* _DATA SHOWN_:
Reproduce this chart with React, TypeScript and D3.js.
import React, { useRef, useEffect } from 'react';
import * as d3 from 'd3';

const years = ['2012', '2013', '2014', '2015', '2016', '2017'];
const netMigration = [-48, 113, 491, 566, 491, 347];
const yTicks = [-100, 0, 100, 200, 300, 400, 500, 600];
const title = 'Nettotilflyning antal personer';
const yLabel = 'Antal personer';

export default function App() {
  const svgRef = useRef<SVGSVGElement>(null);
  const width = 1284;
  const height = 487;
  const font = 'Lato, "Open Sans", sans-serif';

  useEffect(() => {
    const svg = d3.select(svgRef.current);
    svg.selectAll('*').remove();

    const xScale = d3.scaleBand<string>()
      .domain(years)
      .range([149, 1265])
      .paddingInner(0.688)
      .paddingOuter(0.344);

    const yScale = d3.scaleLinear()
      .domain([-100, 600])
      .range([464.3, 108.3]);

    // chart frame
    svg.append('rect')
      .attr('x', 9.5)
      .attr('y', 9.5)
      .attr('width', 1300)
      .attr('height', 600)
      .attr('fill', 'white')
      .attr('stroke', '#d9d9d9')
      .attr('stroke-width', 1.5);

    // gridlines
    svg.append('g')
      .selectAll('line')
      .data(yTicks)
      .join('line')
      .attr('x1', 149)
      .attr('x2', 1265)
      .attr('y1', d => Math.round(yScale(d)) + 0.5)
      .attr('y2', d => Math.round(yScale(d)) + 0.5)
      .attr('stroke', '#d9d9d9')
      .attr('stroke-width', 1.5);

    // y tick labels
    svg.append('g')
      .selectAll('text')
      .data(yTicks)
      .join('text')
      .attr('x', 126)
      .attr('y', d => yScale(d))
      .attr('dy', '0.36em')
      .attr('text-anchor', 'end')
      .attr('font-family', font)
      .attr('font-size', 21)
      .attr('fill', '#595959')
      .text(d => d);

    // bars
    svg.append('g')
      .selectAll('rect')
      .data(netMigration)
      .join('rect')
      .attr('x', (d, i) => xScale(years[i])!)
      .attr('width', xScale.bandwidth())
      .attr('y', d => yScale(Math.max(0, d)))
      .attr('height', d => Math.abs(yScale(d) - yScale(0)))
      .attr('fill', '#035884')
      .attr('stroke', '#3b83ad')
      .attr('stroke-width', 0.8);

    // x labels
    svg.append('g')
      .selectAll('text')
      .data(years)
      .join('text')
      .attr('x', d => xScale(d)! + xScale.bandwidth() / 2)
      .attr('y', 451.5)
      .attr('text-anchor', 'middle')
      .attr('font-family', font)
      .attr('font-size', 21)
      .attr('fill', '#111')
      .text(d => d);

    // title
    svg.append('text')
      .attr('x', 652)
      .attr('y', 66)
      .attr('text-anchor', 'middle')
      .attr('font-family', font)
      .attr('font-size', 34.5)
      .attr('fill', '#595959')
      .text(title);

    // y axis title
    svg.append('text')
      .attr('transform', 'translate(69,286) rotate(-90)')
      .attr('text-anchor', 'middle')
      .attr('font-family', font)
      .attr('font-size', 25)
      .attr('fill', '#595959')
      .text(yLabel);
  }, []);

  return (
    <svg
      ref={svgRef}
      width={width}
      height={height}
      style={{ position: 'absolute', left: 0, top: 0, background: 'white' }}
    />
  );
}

* _GIVEN PROBLEM_:
Filter the listing above by the word "chart"; copy each line that passes.

* _RESULT_:
Reproduce this chart with React, TypeScript and D3.js.
    // chart frame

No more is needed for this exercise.